I guess London is more like home now as I’ve been there for over 20 years. Coming from Nottingham gave me a different slant on music than the people I was mixing with in London, but then I got inspired by a lot of people down there. My friend Bill Denton ran a record shop, he was an amazing harmonica and bass player, that’s when I got more seriously into Blues and things I hadn’t heard before, he got me into Lee Dorsey and Chicago and New Orleans R&B. I met Lewis our bass player in London and we’ve being playing together since the end of 2000 so 23 years this year, he’s a very talented fella who doesn’t know how talented he is. I had feeling he was gonna be a good guy to play with, a really good rhythm section is hard to find.”
“Do you see your Band as ‘Little Barrie’ or do you see yourself as ‘Little Barrie’?”
“It’s got confusing coz people call me that, when I formed the idea it was just going to be a solo project but it quickly became a band and then the name never got changed so yeah it’s a bit murky but I’m sure it’s done more good than harm.”
“You bought out your first album We are Little Barrie in 2005.”
“Yeah, that started out as recording a single because we met Edwyn Collins through a friend who owned a guitar shop and was playing in Edwyn’s band. We loved Edwyn and his studio, he suggested we carry on and do an album. We probably finished it by early 2004. The first album was a bit more funk and R&B soul influenced.”
“But then your music gradually got darker over the years.”
“I found a lot of beauty in darker melodies. I guess I was sometimes trying to break out of basic sort of R&B melodic structures, I felt like I’d done a lot of it, so I was looking for other things that make me feel something different.”
“It’s no exaggeration you’re highly respected in the live music scene as being the go-to guitarist for hire playing with Primal Scream, Liam Gallagher, Paul Weller, The The, Morrissey for example. I know you’re pretty laidback but when industry people refer to you as ‘the greatest guitarist of his generation’ does that make you feel uncomfortable?”
“A little bit I guess, but it’s nice that people see something in you and because of that people might give you chance to do other stuff, but for me I’m always just trying to think where I could be or what might be next. I’ve been fortunate at times that landing one thing has led to another.”
“Do you think luck plays a part?”
“I think it can at times, but graft has a lot to do with it. It’s not always easy or glamorous sticking it out. It’s one thing getting somewhere, another staying.”
“You recently played with Liam Gallagher standing in for their guitarist Bonehead, how do you go about preparing for a gig like that, how much notice do you get?”

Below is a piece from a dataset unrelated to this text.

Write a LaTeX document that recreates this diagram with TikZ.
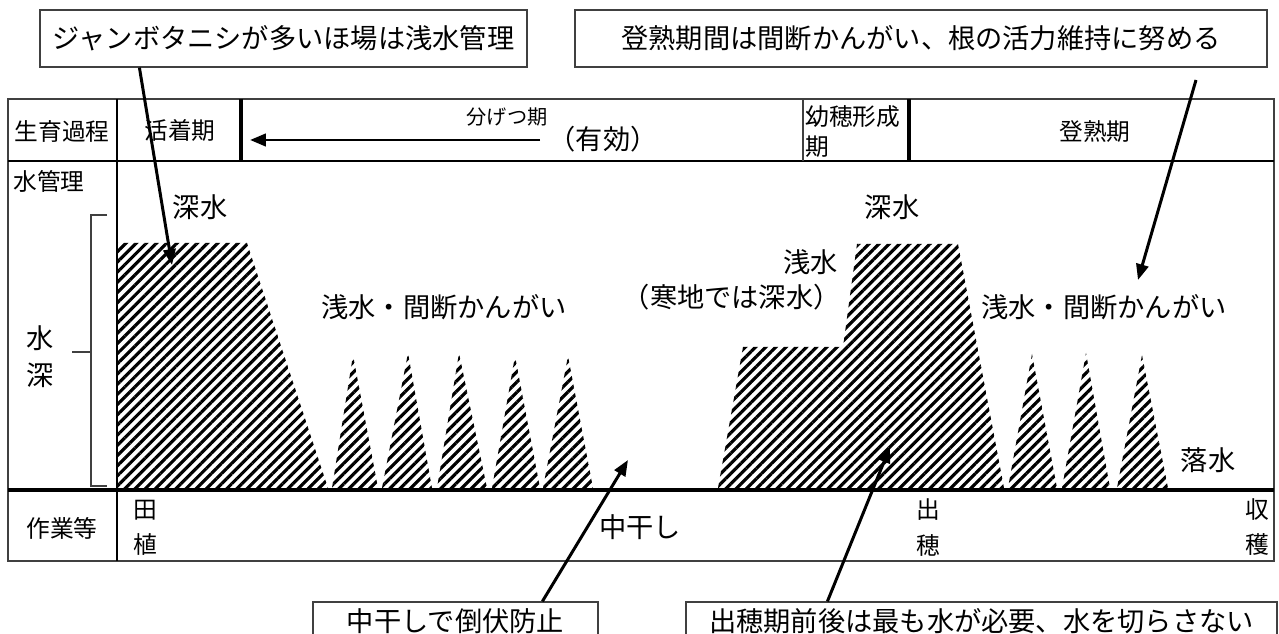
\documentclass[tikz,border=0pt]{standalone}
\usepackage{fontspec}
\setmainfont{Noto Sans CJK JP}
\usetikzlibrary{patterns.meta,arrows.meta}
\begin{document}
\begin{tikzpicture}[x=0.02cm,y=-0.02cm,
	>={Triangle[length=9pt,width=7pt]},
	hatch/.style={pattern={Lines[angle=45,distance=4.1pt,line width=1.8pt]}},
	tbl/.style={inner sep=0pt,font=\fontsize{13.5}{16}\selectfont},
	small/.style={inner sep=0pt,font=\fontsize{11.5}{14}\selectfont},
	lbl/.style={inner sep=0pt,font=\fontsize{15.5}{18}\selectfont},
	callout/.style={rectangle,draw=black!75,line width=0.7pt,fill=white,font=\fontsize{15.5}{18}\selectfont}]
		\useasboundingbox (0,0) rectangle (1279,634);
		
		%water depth
		\fill[hatch] (118,243) -- (247,243) -- (328,488) -- (118,488) -- cycle;
		\fill[hatch] (332,488) -- (353,355) -- (378,488) -- cycle;
		\fill[hatch] (382,488) -- (408,353) -- (432,488) -- cycle;
		\fill[hatch] (437,488) -- (459,353) -- (487,488) -- cycle;
		\fill[hatch] (492,488) -- (515,356) -- (540,488) -- cycle;
		\fill[hatch] (543,488) -- (568,356) -- (593,488) -- cycle;
		\fill[hatch] (718,488) -- (743,347) -- (843,347) -- (857,244) -- (958,244) -- (1004,488) -- cycle;
		\fill[hatch] (1008,488) -- (1032,354) -- (1057,488) -- cycle;
		\fill[hatch] (1062,488) -- (1086,353) -- (1110,488) -- cycle;
		\fill[hatch] (1117,488) -- (1142,355) -- (1168,488) -- cycle;
		%table
		\draw[black!75,line width=0.6pt] (8,99) rectangle (1274,561);
		\draw[line width=1.2pt] (8,161) -- (1274,161);
		\draw[line width=2pt] (8,490) -- (1274,490);
		\draw[line width=1.2pt] (117,99) -- (117,561);
		\draw[line width=1.8pt] (241,99) -- (241,161);
		\draw[black!75,line width=0.6pt] (803,99) -- (803,161);
		\draw[line width=1.8pt] (909,99) -- (909,161);
		%bracket
		\draw[black!75,line width=0.6pt] (107,215) -- (91,215) -- (91,486) -- (107,486);
		\draw[black!75,line width=0.6pt] (72,352) -- (91,352);
		%labels
		\node[tbl](stage) at (62,131) {生育過程};
		\node[tbl](rooting) at (180,131) {活着期};
		\node[small](tiller) at (507,117) {分げつ期};
		\node[lbl](effective) at (603,139) {（有効）};
		\node[tbl,anchor=west](panicle) at (805,117) {幼穂形成};
		\node[tbl,anchor=west](panicleb) at (805,147) {期};
		\node[tbl](ripening) at (1095,132) {登熟期};
		\node[tbl,anchor=west](water) at (13,181) {水管理};
		\node[lbl](depthA) at (40,338) {水};
		\node[lbl](depthB) at (40,375) {深};
		\node[lbl](deepL) at (200,207) {深水};
		\node[lbl](deepR) at (892,207) {深水};
		\node[lbl](shallowL) at (444,307) {浅水・間断かんがい};
		\node[lbl](shallowR) at (1104,307) {浅水・間断かんがい};
		\node[lbl,anchor=east](shallowM) at (838,262) {浅水};
		\node[lbl,anchor=east](cold) at (841,297) {（寒地では深水）};
		\node[lbl](drain) at (1208,460) {落水};
		\node[tbl](work) at (62,528) {作業等};
		\node[tbl](plantA) at (145,510) {田};
		\node[tbl](plantB) at (145,545) {植};
		\node[lbl](middry) at (640,527) {中干し};
		\node[tbl](headA) at (928,510) {出};
		\node[tbl](headB) at (928,545) {穂};
		\node[tbl](harvA) at (1257,510) {収};
		\node[tbl](harvB) at (1257,545) {穫};
		%notes
		\node[callout,minimum width=9.74cm,minimum height=1.14cm](snail) at (283.5,38.5) {ジャンボタニシが多いほ場は浅水管理};
		\node[callout,minimum width=13.84cm,minimum height=1.14cm](ripen) at (921,38.5) {登熟期間は間断かんがい、根の活力維持に努める};
		\node[callout,minimum width=5.7cm,minimum height=0.76cm](lodging) at (455.5,621) {中干しで倒伏防止};
		\node[callout,minimum width=11.82cm,minimum height=0.76cm](heading) at (981.5,621) {出穂期前後は最も水が必要、水を切らさない};
		%arrows
		\coordinate (tillerA) at (540,140);
		\coordinate (tillerB) at (250,140);
		\coordinate (snailEnd) at (172,265);
		\coordinate (ripenStart) at (1196,80);
		\coordinate (ripenEnd) at (1138,280);
		\coordinate (lodgingEnd) at (628,460);
		\coordinate (headingEnd) at (890,447);
		\draw[line width=1.7pt,->] (tillerA) -- (tillerB);
		\draw[line width=1.7pt,->] ([xshift=2cm]snail.south west) -- (snailEnd);
		\draw[line width=1.7pt,->] (ripenStart) -- (ripenEnd);
		\draw[line width=1.7pt,->] ([xshift=4.6cm]lodging.north west) -- (lodgingEnd);
		\draw[line width=1.7pt,->] ([xshift=2.84cm]heading.north west) -- (headingEnd);
		\end{tikzpicture}
\end{document}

“It can be really short notice. The first higher profile gig I did was with Morrissey in 2004 where I had three days to learn 22 songs. That was a massive learning curve, there were loads of songs that I didn’t know, it was quite terrifying. But you know, you get through it and then each time you do this stuff it puts you in better stead for the next time. With the Liam thing I had a decent amount of time, about three-and-a-bit weeks to learn a bunch of tunes for the first gig. Then we did two rehearsals before we played the gig in Blackburn, had a gap of about a month learning more songs and did a whole bunch of rehearsals before the first main show at Manchester City Stadium. After that was Knebworth for two shows. It was still intimidating, but I was made very welcome by the band and crew.”
“Let’s talk a little bit about Quatermass Seven, a recent album project you did with esteemed drummer Malcolm Catto (The Heliocentrics). It’s kind of an underwater psych fuzz project experiment, how did that come about?”
“We first met Malcolm over 20 years ago coz when we put out our first three records were on the same label Stark Reality. I saw Malcolm’s band at the time, The Soul Destroyers which completely blew me away, they were easily the best group doing the old heavy Funk sound. I sort of lost touch with Malcolm for a long time, then went down to his studio and we talked about doing a project one day. That’s how it started. We thought we might get two tracks, but we just carried on playing and used some ideas that I had that were kind of half formed and turned them into good things and we ended up with an album we were really pleased with. It felt exciting like new ground for us. We’ve got a new record in the bag as well.”
“Thank you very much for coming down to the Crown and for living a childhood dream of mine.”
“Thanks, I feel fortunate.”
Little Barrie and Malcom Catto Quatermass Seven is available on vinyl and CD at www.littlebarrie.com
Little Barrie’s latest collaboration project is Recovery Effects by Black Delta Movement featuring Little Barrie and produced by Malcom Catto.
Album Review – Quatermass Seven
One of Little Barrie’s latest project Quatermass Seven is a psych sci-fi fuzz collaboration with esteemed Drummer and analog producer Malcolm Catto. This album is notably darker than some of Little Barrie’s earlier RnB influenced work, with perfectly manipulated swirling feedback that casts wave after wave of pure emotion over the listener. With haunting guitar hooks, driving baselines and thunderous breaks Quatermass Seven is equally captivating played at high volume to get your moon grabbing Woodstockian freak on, or losing yourself in a chin stroking journey of possible influences.
Perhaps it’s the analogue recording methods, vintage guitars or maybe it’s that Barrie’s and Malcom’s impeccable music taste and vast pool of influences, which form such emotionally charged albums that stand the test of time. Or it could be all of these things, and the reality that like previous albums Barrie Cadogan absolutely shreds on guitar and is from Beeston?